Keller did not make that commitment on a whim. She explained to Ayres that she would need to conduct rigorous research—in the form of in-depth interviews with stakeholders, focus groups, and surveys—and then analyze the data, share it with Trilantic, and use it to put together a curriculum specifically tailored to the challenges the industry is facing. Ayres agreed to that approach and made a generous gift to the school to facilitate the program’s creation. 

Keller’s research has many actionable findings. In general, she found that women need better opportunities to explore the private equity industry during their career search, a host of policies that support them while at work, and inclusive teams that improve mentorship and office culture. The program is a forum where participants can determine how those findings apply to them, if at all, and what to do about it. We identified the biggest challenges and the biggest solutions, Keller says, and we encourage firms to see which barriers and solutions are most relevant to them.

The consortium is a one-and-a-half-day program that’s designed to illuminate the factors that create a gender disparity in private equity and to push all members of each participating firm to advance gender equity through their allyship. As such, the participating firms will commit to the program’s gender equity challenge, identifying one policy or initiative within their organization, tracking its success, and reporting back to the consortium. Tuck will use the information to create a repository of case studies on advancing gender equity in the industry.

The curriculum will feature an introductory session with Keller where she shares reasons why 2023 is the best time to initiate a gender equity plan in firms and presents the challenges and solutions from her study on gender equity in the private equity sector. During a later session, Keller will present a methodology to help participants jump-start a gender equity program in their organization.

In a following session, Tuck professor Adam Kleinbaum will discuss his framework for organizational change, and how leaders can manage organizations during times of transformation. He does this through two case studies: one that illustrates how organizations are complex systems that require careful and broad changes when making the environment more hospitable to women; and another that shows how the Federal Reserve Bank of San Francisco used a holistic approach to improve diversity, equity, and inclusion. 

The program will also have interactive sessions with Stacy Lennon, a coach and trainer at Triad Consulting.
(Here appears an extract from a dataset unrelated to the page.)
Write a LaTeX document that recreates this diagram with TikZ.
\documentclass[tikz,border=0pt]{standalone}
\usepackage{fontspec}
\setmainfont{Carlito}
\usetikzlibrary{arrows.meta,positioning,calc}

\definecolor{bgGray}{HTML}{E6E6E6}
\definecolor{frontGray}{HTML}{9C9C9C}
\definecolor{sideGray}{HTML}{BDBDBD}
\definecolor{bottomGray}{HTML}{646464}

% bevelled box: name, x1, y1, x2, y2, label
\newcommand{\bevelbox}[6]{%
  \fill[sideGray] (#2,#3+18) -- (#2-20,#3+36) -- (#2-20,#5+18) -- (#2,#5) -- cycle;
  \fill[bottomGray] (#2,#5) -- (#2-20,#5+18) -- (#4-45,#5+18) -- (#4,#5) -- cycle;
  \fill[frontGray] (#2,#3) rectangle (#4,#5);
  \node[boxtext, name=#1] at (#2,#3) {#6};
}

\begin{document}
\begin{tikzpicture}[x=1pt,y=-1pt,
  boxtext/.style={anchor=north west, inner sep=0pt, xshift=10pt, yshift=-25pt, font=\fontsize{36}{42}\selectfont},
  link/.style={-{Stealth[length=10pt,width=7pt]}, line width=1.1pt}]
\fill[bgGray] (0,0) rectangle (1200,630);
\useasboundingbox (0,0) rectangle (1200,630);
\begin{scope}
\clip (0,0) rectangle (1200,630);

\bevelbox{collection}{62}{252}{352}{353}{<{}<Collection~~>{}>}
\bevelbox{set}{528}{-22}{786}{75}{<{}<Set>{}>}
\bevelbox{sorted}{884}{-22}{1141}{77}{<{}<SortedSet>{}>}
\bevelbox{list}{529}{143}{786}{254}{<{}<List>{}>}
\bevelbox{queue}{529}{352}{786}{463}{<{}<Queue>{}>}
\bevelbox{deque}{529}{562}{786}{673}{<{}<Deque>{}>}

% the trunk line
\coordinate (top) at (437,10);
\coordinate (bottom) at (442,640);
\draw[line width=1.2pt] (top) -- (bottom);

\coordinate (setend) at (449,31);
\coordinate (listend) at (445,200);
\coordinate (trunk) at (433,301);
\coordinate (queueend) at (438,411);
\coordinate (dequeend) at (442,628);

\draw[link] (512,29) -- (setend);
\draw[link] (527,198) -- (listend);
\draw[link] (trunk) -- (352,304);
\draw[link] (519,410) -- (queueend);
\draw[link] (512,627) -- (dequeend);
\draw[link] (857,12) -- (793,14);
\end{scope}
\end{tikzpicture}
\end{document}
Grounded in relevant research on gender and negotiation, the sessions will focus on how gender stereotypes affect everyday workplace conversations and decisions, giving attendees a chance to share their experiences, explore strategies to combat the negative impacts of stereotypes, and identify concrete next steps to implement at their firm. 

We need to keep reminding people that there is no tradeoff. We can provide a more equitable environment for women without hurting the men in the industry, and without undermining profits.
—Adam Kleinbaum

A fourth component of the program will feature Neely McNulty and Elizabeth Mattison, curators at the Hood Museum of Art at Dartmouth, who will work with participants to engage with works of art to foster careful observation and critical thinking. McNulty and Mattison will guide participants through discussions of works of art to consider the ways in which analysis and conclusions are impacted by bias; use collective inquiry to promote divergent thinking and multifaceted strategies for analysis; and engage in a critical thinking process that embraces multiple, rather than binary, meanings. 
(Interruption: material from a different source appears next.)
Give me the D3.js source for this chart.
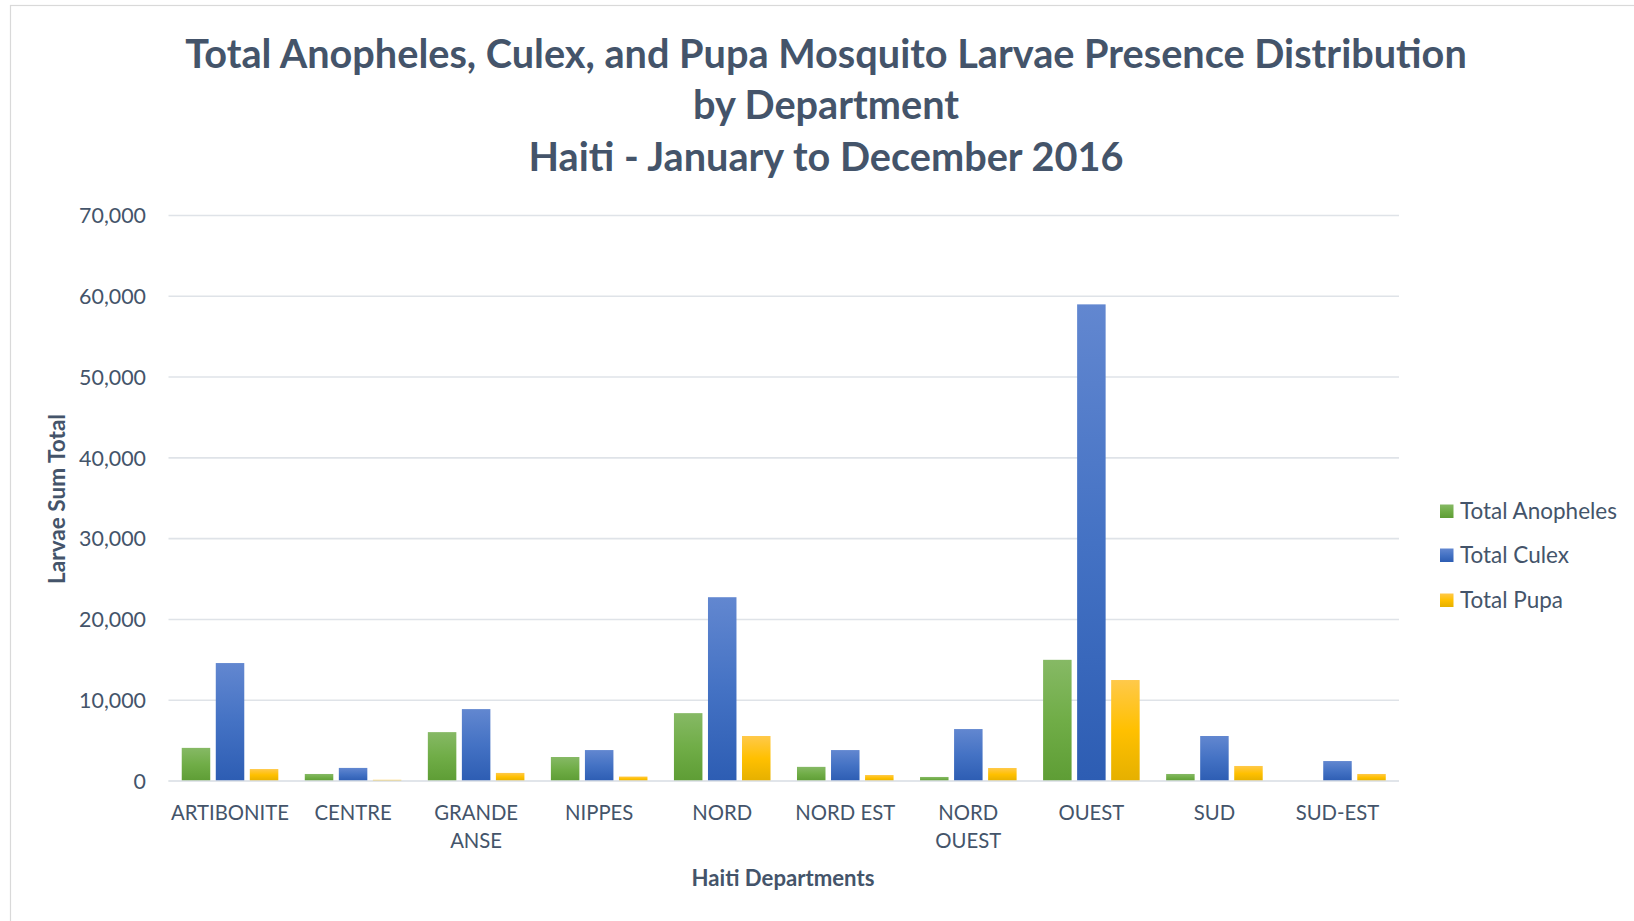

Recent research has shown that women on investment teams make a significant and positive impact on firm performance, especially in emerging markets. Unfortunately, that message hasn’t gotten through to many people in the financial industry. The Gender Equity Consortium, above all, is chance to reinforce it. 

We need to keep reminding people that there is no tradeoff, Kleinbaum says. We can provide a more equitable environment for women without hurting the men in the industry, and without undermining profits.